-- START OF Supplied information --

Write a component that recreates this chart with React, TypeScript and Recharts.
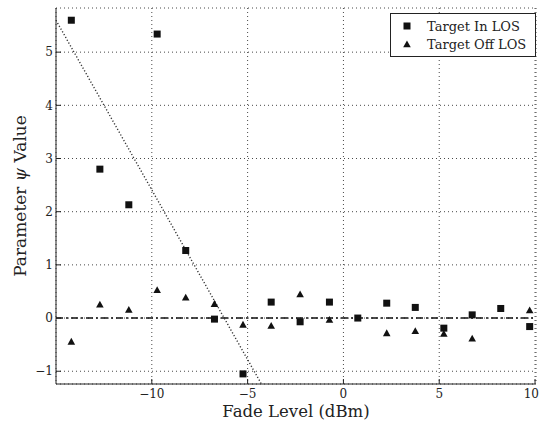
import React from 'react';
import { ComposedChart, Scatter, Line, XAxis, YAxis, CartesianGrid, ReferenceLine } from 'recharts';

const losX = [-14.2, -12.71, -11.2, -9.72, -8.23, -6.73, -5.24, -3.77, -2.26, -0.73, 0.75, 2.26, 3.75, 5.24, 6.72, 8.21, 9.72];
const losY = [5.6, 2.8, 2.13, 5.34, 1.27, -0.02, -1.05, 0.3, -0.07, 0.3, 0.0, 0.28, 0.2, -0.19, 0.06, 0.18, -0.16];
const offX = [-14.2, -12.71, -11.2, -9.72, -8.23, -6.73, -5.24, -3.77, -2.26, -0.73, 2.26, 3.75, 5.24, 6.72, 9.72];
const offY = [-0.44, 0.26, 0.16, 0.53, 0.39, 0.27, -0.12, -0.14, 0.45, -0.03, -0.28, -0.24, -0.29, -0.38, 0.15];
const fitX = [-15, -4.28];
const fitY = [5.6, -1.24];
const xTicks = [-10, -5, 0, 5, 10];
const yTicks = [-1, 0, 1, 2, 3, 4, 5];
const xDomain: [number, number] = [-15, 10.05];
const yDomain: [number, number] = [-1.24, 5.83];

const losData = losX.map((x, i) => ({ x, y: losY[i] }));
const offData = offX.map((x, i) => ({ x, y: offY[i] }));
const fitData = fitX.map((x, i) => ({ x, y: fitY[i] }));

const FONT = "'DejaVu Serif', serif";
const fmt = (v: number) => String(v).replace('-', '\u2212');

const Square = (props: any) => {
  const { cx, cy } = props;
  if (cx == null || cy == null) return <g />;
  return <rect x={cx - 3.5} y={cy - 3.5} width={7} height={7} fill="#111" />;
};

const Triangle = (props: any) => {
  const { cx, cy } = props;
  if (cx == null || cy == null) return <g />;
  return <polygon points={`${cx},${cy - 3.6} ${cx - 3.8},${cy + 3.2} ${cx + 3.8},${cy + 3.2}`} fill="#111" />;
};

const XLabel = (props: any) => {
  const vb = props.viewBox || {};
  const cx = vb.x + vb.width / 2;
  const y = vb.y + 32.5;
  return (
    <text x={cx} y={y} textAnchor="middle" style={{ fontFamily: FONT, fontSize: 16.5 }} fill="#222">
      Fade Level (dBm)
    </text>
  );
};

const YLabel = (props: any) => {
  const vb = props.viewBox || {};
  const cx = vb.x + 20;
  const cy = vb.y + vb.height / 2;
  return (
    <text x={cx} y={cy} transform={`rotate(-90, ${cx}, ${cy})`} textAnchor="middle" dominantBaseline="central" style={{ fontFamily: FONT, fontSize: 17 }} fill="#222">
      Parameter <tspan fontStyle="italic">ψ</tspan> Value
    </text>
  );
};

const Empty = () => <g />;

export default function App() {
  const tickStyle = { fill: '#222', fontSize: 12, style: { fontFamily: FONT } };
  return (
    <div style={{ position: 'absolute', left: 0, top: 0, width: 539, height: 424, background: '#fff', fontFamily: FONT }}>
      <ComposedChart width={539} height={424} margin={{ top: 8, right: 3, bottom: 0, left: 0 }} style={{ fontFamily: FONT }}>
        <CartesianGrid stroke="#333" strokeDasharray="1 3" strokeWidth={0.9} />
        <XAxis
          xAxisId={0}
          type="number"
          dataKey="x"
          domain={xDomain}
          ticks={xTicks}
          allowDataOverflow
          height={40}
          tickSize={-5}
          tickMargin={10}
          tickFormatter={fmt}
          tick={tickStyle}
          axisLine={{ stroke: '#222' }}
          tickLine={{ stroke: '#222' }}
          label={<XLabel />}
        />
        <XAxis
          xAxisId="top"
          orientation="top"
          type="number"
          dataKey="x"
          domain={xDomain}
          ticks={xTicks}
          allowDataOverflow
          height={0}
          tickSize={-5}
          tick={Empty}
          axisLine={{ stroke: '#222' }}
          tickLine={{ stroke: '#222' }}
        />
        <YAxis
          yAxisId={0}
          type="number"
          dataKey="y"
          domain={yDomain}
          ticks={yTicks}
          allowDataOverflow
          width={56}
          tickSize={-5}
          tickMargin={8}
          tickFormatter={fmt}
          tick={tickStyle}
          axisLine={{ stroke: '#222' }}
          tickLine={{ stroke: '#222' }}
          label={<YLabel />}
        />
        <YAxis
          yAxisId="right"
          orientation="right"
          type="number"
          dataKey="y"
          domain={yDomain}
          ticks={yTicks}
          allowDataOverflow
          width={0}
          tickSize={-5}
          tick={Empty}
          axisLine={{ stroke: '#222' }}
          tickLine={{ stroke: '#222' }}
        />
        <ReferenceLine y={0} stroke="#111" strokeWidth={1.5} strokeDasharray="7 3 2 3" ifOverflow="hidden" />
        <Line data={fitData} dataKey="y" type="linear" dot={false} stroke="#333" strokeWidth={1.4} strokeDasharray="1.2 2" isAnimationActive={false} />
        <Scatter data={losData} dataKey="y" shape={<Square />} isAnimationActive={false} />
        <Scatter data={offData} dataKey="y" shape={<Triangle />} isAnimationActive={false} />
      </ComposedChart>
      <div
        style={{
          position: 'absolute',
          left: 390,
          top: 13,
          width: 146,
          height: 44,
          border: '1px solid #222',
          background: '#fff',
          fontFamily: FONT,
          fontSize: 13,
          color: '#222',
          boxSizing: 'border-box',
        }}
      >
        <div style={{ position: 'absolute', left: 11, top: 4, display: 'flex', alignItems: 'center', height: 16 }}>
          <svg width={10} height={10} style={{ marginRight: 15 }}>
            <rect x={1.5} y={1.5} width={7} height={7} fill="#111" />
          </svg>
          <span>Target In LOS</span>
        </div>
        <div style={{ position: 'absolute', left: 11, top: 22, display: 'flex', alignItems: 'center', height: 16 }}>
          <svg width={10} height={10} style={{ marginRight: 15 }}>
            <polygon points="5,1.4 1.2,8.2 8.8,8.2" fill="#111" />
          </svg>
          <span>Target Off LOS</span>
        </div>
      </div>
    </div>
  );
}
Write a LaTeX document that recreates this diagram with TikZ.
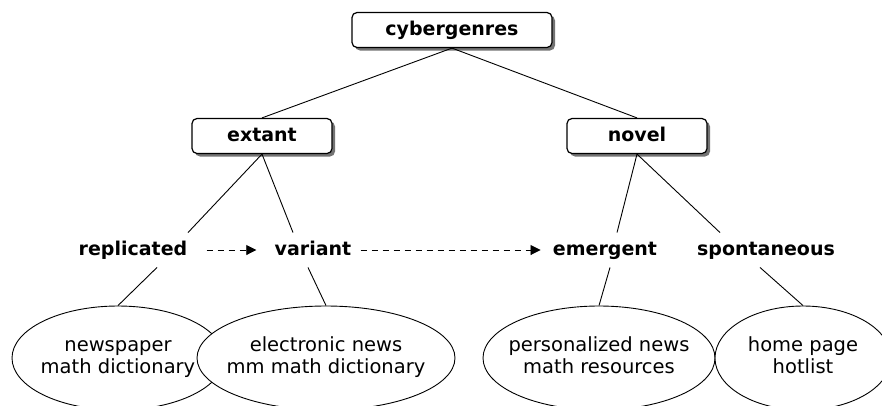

-- END OF Supplied information --

> _Written instruction_
With the pictures left out, restate word for word every line of the data above, from the first down to the line that contains "YAxis, CartesianGrid, ReferenceLine".

> _Correct result_
Write a component that recreates this chart with React, TypeScript and Recharts.
import React from 'react';
import { ComposedChart, Scatter, Line, XAxis, YAxis, CartesianGrid, ReferenceLine } from 'recharts';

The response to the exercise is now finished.